Reproduce only this span: the line containing "Reproduce this chart with Plotly.", the line containing "import plotly.graph_objects as go", and every line between them, all exactly as given.

++++ Excerpted records ++++

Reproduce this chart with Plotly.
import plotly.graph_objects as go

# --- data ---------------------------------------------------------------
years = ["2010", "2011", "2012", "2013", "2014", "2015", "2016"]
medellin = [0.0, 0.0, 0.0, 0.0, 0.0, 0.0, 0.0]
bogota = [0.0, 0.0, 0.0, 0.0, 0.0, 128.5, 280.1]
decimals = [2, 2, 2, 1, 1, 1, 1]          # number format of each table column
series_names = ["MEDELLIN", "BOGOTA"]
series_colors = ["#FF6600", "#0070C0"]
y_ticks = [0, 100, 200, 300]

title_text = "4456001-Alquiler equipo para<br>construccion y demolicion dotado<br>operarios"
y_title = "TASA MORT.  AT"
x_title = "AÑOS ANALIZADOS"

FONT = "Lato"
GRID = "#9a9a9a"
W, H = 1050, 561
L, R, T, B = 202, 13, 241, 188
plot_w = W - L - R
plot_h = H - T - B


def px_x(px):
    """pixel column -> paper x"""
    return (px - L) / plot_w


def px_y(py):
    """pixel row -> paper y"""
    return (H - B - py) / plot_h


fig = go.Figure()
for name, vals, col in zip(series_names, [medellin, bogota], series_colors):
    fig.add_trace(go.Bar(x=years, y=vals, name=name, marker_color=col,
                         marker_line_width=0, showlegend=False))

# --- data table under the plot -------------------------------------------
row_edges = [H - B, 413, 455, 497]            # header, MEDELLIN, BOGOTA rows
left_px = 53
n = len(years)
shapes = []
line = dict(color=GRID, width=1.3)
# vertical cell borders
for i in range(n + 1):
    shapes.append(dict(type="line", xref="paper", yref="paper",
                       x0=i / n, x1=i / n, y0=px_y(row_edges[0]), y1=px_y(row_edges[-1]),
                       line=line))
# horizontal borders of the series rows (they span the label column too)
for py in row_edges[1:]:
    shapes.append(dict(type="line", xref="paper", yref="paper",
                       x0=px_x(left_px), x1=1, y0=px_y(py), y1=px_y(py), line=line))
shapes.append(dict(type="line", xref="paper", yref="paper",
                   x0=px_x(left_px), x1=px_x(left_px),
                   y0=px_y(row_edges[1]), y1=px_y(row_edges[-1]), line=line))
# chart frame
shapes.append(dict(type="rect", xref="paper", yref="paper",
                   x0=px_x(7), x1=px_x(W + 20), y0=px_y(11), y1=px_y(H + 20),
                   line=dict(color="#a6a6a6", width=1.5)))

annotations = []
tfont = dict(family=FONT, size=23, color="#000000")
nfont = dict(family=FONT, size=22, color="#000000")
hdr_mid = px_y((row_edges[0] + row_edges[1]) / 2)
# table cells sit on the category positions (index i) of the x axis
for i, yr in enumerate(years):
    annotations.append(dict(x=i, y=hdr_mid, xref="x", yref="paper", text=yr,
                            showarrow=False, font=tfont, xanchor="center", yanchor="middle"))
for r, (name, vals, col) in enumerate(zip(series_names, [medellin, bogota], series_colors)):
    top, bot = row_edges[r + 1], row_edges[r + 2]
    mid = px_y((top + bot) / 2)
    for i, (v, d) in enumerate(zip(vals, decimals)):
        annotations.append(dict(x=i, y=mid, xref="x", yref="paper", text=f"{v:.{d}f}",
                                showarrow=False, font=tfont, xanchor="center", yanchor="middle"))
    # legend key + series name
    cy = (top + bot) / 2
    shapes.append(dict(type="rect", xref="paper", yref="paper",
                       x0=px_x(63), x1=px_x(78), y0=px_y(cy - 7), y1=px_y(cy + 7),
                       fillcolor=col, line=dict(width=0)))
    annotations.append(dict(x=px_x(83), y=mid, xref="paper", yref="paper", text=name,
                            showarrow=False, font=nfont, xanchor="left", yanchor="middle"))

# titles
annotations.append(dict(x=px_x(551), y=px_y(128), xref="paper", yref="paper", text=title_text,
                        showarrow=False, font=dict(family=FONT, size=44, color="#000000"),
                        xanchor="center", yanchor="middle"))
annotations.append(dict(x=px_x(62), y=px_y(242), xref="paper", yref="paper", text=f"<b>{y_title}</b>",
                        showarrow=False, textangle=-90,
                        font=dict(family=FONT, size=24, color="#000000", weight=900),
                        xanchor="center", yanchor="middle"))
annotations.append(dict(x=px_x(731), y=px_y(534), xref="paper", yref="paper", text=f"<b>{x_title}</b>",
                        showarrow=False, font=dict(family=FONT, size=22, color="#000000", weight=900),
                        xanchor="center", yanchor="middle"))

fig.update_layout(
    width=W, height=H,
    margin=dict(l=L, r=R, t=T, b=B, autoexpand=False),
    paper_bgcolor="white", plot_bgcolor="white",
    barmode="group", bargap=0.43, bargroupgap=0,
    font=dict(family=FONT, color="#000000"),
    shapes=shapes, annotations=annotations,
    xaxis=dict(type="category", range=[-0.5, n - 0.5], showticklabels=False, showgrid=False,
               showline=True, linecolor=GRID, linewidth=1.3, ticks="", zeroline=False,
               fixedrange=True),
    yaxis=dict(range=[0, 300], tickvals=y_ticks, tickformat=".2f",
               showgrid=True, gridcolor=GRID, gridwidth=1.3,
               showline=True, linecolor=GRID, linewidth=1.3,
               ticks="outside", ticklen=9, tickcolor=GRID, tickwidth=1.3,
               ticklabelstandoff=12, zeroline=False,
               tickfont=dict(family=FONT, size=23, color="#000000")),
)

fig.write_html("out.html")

++++
++++ Excerpted records ++++

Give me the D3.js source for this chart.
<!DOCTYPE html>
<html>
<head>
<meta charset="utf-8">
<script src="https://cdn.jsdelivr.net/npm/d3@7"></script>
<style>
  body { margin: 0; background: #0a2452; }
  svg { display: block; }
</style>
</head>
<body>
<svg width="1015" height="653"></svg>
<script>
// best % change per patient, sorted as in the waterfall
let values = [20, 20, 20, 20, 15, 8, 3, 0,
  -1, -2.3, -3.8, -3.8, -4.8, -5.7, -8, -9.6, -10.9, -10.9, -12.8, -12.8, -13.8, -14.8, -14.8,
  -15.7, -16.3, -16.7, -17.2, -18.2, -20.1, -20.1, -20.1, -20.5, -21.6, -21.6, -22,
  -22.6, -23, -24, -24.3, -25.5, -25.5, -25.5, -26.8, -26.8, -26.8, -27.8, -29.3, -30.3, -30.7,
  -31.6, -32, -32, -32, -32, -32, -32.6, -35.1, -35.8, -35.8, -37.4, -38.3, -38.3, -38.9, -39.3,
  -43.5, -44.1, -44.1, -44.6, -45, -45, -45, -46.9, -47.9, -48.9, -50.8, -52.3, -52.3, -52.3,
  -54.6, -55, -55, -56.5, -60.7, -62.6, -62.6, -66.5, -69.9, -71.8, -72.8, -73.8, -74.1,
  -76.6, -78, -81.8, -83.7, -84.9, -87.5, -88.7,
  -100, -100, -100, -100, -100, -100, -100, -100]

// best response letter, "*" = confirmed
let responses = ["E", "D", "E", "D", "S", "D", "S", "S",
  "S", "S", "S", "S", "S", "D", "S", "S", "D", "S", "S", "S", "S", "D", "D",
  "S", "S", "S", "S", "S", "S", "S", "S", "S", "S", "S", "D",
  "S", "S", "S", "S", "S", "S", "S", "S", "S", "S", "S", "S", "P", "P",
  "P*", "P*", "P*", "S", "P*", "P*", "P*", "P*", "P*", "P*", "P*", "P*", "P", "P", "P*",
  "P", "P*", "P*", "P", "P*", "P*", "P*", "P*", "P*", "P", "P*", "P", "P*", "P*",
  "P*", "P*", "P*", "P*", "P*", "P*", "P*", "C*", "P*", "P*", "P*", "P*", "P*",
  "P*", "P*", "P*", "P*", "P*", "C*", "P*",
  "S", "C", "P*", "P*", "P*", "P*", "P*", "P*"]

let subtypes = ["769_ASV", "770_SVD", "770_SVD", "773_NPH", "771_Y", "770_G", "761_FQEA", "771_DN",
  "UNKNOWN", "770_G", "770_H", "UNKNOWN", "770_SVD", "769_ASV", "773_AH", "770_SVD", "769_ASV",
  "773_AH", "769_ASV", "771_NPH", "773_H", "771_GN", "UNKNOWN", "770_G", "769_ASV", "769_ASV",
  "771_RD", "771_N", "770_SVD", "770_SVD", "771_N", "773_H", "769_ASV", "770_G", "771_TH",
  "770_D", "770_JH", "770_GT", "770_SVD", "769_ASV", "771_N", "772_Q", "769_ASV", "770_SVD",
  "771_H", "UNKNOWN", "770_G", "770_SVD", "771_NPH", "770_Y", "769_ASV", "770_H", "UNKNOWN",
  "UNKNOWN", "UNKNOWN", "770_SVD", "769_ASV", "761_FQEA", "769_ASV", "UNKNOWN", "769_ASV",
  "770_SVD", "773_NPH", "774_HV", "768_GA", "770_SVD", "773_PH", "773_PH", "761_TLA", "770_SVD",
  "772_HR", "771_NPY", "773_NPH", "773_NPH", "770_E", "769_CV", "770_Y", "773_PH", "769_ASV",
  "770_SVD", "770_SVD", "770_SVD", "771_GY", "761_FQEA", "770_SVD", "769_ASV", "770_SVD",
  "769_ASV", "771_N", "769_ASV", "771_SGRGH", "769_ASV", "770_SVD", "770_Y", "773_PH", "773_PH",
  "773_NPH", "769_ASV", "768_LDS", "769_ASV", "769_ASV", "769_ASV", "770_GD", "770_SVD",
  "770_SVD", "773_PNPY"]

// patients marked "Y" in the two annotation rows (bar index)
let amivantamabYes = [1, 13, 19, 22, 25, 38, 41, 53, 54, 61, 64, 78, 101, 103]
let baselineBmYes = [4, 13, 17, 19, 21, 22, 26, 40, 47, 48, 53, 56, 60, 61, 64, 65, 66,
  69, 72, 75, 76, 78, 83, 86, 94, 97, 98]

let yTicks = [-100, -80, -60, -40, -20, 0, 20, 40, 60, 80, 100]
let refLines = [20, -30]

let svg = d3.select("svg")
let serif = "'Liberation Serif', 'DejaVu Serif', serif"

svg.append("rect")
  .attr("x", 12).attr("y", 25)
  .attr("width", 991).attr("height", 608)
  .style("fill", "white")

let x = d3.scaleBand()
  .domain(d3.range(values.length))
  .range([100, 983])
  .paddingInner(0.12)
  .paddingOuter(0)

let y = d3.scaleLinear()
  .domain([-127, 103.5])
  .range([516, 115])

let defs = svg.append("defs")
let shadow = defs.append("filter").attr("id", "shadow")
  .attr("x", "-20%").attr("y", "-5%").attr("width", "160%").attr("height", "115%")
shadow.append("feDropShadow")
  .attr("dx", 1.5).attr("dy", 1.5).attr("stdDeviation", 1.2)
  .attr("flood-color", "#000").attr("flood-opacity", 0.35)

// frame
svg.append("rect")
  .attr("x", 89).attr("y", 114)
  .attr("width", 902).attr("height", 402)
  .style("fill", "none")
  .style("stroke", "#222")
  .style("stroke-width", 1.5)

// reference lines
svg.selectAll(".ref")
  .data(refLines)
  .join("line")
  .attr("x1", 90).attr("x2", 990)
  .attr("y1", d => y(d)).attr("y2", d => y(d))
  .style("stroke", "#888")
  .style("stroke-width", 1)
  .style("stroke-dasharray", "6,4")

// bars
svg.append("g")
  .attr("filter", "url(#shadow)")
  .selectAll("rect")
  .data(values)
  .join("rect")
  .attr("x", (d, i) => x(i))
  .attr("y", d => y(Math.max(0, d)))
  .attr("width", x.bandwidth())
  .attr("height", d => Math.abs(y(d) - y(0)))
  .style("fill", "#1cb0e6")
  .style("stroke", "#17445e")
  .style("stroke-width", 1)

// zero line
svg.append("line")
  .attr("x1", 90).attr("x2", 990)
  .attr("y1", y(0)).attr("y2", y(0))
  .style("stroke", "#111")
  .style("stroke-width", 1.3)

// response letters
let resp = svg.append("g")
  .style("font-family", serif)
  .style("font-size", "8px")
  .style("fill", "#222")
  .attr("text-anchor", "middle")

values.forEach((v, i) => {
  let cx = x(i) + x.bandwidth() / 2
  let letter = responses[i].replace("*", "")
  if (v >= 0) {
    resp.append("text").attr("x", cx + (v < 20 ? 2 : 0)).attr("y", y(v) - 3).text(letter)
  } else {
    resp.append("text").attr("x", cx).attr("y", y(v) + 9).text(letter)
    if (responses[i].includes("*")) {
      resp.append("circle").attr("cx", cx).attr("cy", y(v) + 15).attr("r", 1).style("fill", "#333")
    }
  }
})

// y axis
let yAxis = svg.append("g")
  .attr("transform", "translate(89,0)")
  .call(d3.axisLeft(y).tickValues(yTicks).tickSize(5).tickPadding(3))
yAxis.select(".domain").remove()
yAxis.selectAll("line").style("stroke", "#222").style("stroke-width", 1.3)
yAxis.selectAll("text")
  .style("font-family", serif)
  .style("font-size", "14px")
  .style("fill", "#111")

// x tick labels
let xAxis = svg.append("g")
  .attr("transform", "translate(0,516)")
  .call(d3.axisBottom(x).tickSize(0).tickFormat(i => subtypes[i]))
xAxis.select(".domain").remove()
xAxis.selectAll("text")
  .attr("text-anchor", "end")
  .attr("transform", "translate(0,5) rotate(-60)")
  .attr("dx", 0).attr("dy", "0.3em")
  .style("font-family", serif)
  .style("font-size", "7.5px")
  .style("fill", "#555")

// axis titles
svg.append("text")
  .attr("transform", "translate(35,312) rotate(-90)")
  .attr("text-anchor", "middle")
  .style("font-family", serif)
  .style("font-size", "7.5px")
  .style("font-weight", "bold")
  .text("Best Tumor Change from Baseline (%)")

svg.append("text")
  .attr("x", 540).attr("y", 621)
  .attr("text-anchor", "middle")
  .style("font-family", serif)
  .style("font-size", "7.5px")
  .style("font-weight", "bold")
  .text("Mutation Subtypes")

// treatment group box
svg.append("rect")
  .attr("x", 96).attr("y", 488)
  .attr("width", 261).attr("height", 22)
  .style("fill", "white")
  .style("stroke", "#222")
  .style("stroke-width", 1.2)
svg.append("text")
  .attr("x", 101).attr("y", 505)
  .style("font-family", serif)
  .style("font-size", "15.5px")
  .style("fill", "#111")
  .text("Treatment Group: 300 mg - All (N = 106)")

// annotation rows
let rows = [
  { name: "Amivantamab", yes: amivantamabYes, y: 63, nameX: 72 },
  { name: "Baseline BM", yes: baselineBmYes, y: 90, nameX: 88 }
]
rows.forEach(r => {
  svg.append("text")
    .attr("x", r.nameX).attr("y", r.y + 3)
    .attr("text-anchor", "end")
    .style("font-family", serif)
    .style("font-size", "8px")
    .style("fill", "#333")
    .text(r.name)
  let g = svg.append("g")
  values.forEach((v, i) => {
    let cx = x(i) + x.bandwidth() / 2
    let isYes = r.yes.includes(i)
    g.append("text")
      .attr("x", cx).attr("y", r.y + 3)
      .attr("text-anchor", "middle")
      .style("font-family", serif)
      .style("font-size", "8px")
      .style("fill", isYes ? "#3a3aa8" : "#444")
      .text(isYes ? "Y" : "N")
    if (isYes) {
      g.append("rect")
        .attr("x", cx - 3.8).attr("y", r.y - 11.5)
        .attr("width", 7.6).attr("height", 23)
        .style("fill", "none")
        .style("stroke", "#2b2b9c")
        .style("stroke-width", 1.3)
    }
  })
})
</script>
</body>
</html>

++++

Written solution
Reproduce this chart with Plotly.
import plotly.graph_objects as go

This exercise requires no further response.